Ninja Homer
Member
- Joined
- May 30, 2007
- Messages
- 3,290
People still are living in dreamland. They don't understand the cause and effect of what got us into this situation. I just talked to someone tonight who still thinks socialized medicine is the way to go. I heard a long, drawn out story, about a woman who had 3 kids, 2 jobs, whose husband had left and did not have health insurance, because she was part-time. The mean 'ol companies did not offer health care to part-timers.
It's almost like we need to have a schematic that shows the cause-effect relationships of how we got to where we are today, for example with health care. The goal would be to have a diagram that showed how government intervention and corporatism are at the root cause of medical costs being so sky high. Then, another diagram perhaps that shows how the outcome would be different by removing that intervention. In the end showing how the woman and her kids would be much better off by getting government and its insidious relationships, out of health care. It needs to be very simple and to the point, so anyone could understand it.
I had the opposite experience tonight. I went to a kind of Monday night football gathering, where there were 5 other people that I've talked to about Ron Paul in the past. They've all been apathetic in the past, and didn't feel that there was that urgent of a problem, and weren't really interested in changing anything.
I didn't even bring up politics... they all started asking me what Ron Paul had to say about the bailout, how we can take back our freedom, how we can change things, etc. We kind of watched the game, but mostly we talked politics all night, and these are Vikings fans watching a Monday night Vikings game... they aren't usually distracted from their game.
The bailout changed things for a lot of people, and they are waking up from their apathy. All 5 of them agreed that they can no longer vote for either of the 2 major parties, and 2 of them said they wanted to write in Ron Paul (I recommended they look into Baldwin, because a write in for Ron Paul probably won't even be counted, but it's their vote and they can do what they want). All 5 of them also told me they will be voting for Dean Barkley for senate, who is an independent candidate endorsed by Ventura, running against Norm Coleman and Al Franken (and Barkley is doing well in the polls!).

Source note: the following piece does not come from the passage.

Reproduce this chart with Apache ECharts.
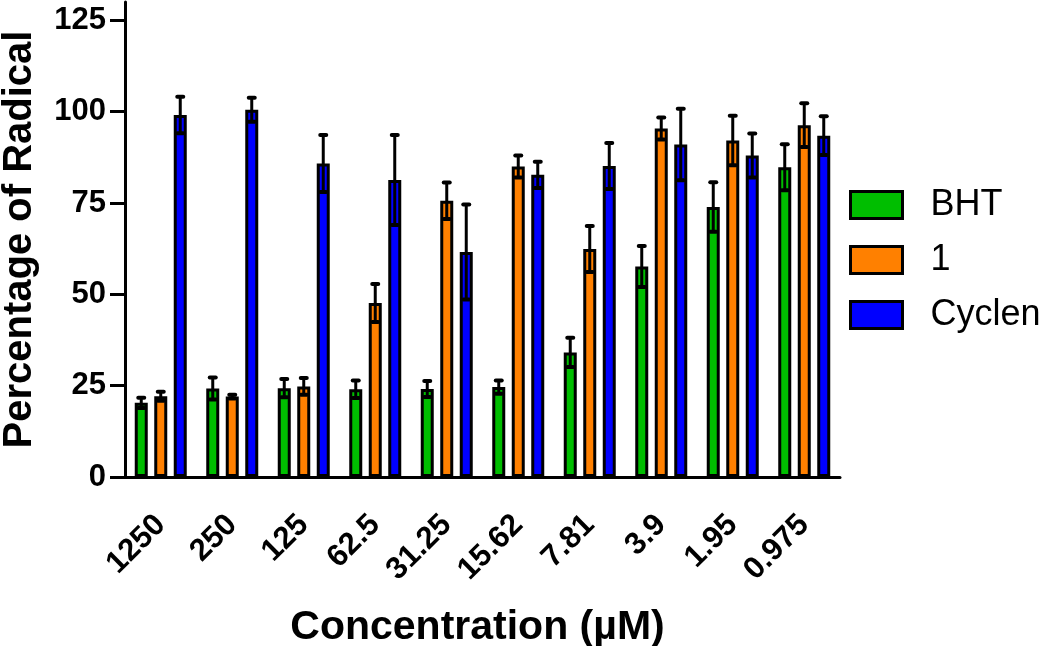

Things are changing faster than I thought possible. Not just in the economy, but in the general view of politics as well. People who were once willing to settle for the status quo are now realizing what this government has taken from them, and they are more and more willing to step up and take back what's theirs. I may have planted the idea in their heads long ago, but tonight it didn't take any persuasion from me. They came to their decisions on their own.